Sanjay agrees, stating that they have been and will continue doing the basic teaching on the typewriter for the first two months of the course – to get one’s fingers accustomed to the layout of the keys and the pressure. The remaining course, as well as the exams, then happen on the computer. “That way, they won’t spoil the keyboard, because computer keypads are more fragile compared to the durable typewriter,” he notes. But occupational hazards include getting so accustomed to raining down on the buttons that you never quite succeed in giving your laptop or computer the tender loving it signed up for.

“The only thing I needed to unlearn was to stop banging on the keys. ‘You use a laptop, for God’s sake!’ was the constant refrain,” Rekha jokes.

While the falling prices of computers have been a prime reason for the digital agenda getting carried forward, the institutes resentfully note that conducting the examinations on computers is still a strain on their finances, due to their general lack of resources.
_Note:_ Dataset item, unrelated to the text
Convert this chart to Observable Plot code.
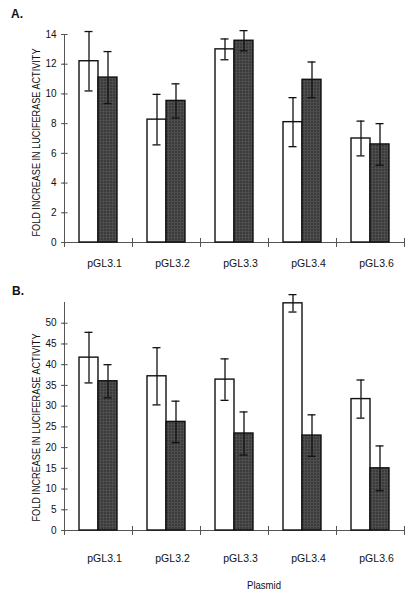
<!DOCTYPE html>
<html><head><meta charset="utf-8">
<script src="https://cdn.jsdelivr.net/npm/d3@7"></script>
<script src="https://cdn.jsdelivr.net/npm/@observablehq/plot@0.6"></script>
<style>
body{margin:0;background:#fff;font-family:"Liberation Sans",Arial,sans-serif;color:#111;}
#wrap{position:relative;width:413px;height:595px;overflow:hidden;background:#fff;}
.panel{position:absolute;left:0;}
.lbl{position:absolute;font-weight:bold;font-size:12px;}
</style></head><body>
<svg width="0" height="0" style="position:absolute">
  <defs>
    <pattern id="hatch" width="3" height="3" patternUnits="userSpaceOnUse">
      <rect width="3" height="3" fill="#3a3a3a"></rect>
      <path d="M0 0.5H3M0.5 0V3" stroke="#4e4e4e" stroke-width="1"></path>
    </pattern>
  </defs>
</svg>
<div id="wrap">
 <div class="panel" id="pa" style="top:0"></div>
 <div class="panel" id="pb" style="top:280px"></div>
 <div class="lbl" style="left:11px;top:7px">A.</div>
 <div class="lbl" style="left:12px;top:284px">B.</div>
 <div style="position:absolute;left:247px;top:579px;font-size:11px;transform:scaleX(0.87);transform-origin:left top">Plasmid</div>
</div>
<script>
const plasmids = ["pGL3.1", "pGL3.2", "pGL3.3", "pGL3.4", "pGL3.6"];
const seriesNames = ["open", "shaded"];
const yLabel = "FOLD INCREASE IN LUCIFERASE ACTIVITY";

// Panel A
const aOpen = [12.2, 8.27, 13.0, 8.1, 7.0];
const aOpenErr = [2.0, 1.7, 0.7, 1.65, 1.17];
const aShaded = [11.1, 9.53, 13.58, 10.95, 6.6];
const aShadedErr = [1.75, 1.15, 0.68, 1.2, 1.4];
const aTicks = [0, 2, 4, 6, 8, 10, 12, 14];

// Panel B
const bOpen = [41.7, 37.2, 36.4, 54.8, 31.7];
const bOpenErr = [6.1, 6.9, 5.0, 2.1, 4.6];
const bShaded = [36.0, 26.2, 23.4, 22.9, 15.0];
const bShadedErr = [4.0, 5.0, 5.2, 5.0, 5.4];
const bTicks = [0, 5, 10, 15, 20, 25, 30, 35, 40, 45, 50];

function rows(open, openErr, shaded, shadedErr) {
  const r = [];
  plasmids.forEach((p, i) => {
    r.push({plasmid: p, series: seriesNames[0], value: open[i], err: openErr[i]});
    r.push({plasmid: p, series: seriesNames[1], value: shaded[i], err: shadedErr[i]});
  });
  return r;
}

function panel(data, {height, marginTop, marginBottom, yDomain, yTicks, labelPad, labelShift}) {
  const innerH = height - marginTop - marginBottom;
  const facetW = (413 - 63 - 8) / plasmids.length;
  const svg = Plot.plot({
    width: 413, height, marginLeft: 63, marginRight: 8, marginTop, marginBottom,
    style: {fontFamily: "'Liberation Sans', Arial, sans-serif", fontSize: "10px", color: "#111", background: "white"},
    fx: {domain: plasmids, padding: 0, axis: null},
    x: {domain: seriesNames, paddingInner: 0, paddingOuter: 0.71, axis: null},
    y: {domain: yDomain, axis: null},
    color: {domain: seriesNames, range: ["#ffffff", "url(#hatch)"]},
    marks: [
      Plot.ruleY([0], {stroke: "#555", strokeWidth: 1}),
      Plot.frame({anchor: "left", facetAnchor: "left", stroke: "#555"}),
      Plot.frame({anchor: "left", stroke: "#555", insetTop: innerH - 4, insetBottom: -4}),
      Plot.frame({anchor: "right", stroke: "#555", insetTop: innerH - 4, insetBottom: -4}),
      Plot.tickY(yTicks, {y: d => d, facetAnchor: "left", stroke: "#555", insetLeft: -1, insetRight: facetW - 4}),
      Plot.axisY({ticks: yTicks, tickSize: 3, tickPadding: 5, stroke: "#555", fontSize: 10, label: yLabel, labelAnchor: "center", labelArrow: "none", labelOffset: 32}),
      Plot.axisFx({anchor: "bottom", tickSize: 0, tickPadding: labelPad, label: null, dx: 6, fontSize: 10.5}),
      Plot.barY(data, {fx: "plasmid", x: "series", y: "value", fill: "series", stroke: "#111", strokeWidth: 1.4}),
      Plot.ruleX(data, {fx: "plasmid", x: "series", y1: d => d.value - d.err, y2: d => d.value + d.err, stroke: "#111", strokeWidth: 1.3}),
      Plot.tickY(data, {fx: "plasmid", x: "series", y: d => d.value - d.err, stroke: "#111", strokeWidth: 1.3, insetLeft: 5.5, insetRight: 5.5}),
      Plot.tickY(data, {fx: "plasmid", x: "series", y: d => d.value + d.err, stroke: "#111", strokeWidth: 1.3, insetLeft: 5.5, insetRight: 5.5})
    ]
  });
  const lab = svg.querySelector('[aria-label="y-axis label"] text');
  if (lab) {
    lab.setAttribute("font-size", "11");
    const t = lab.getAttribute("transform") || "";
    lab.setAttribute("transform", t + ` translate(${-labelShift},0) scale(0.83,1)`);
  }
  return svg;
}

document.getElementById("pa").append(panel(rows(aOpen, aOpenErr, aShaded, aShadedErr), {
  height: 280, marginTop: 34, marginBottom: 38, yDomain: [0, 14], yTicks: aTicks, labelPad: 17, labelShift: 4
}));
document.getElementById("pb").append(panel(rows(bOpen, bOpenErr, bShaded, bShadedErr), {
  height: 292, marginTop: 22, marginBottom: 42, yDomain: [0, 55], yTicks: bTicks, labelPad: 24, labelShift: 11
}));
</script>
</body></html>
Some critics also argue that frequent power cuts in Maharashtrian hamlets in and around Pune, Satara, Sangli, Kolhapur, Marathwada and Vidarbha make it non-conducive to switch to PCs.

But countless other institutes like Sanjay Khanvilkar’s have hailed this move as progressive and practical. They insist that the government has the best interests at its heart of those countless aspirants that come in from villages and smaller towns with hopes of being pencil pushers in large offices, and turn to stenography as their tickets out of poverty.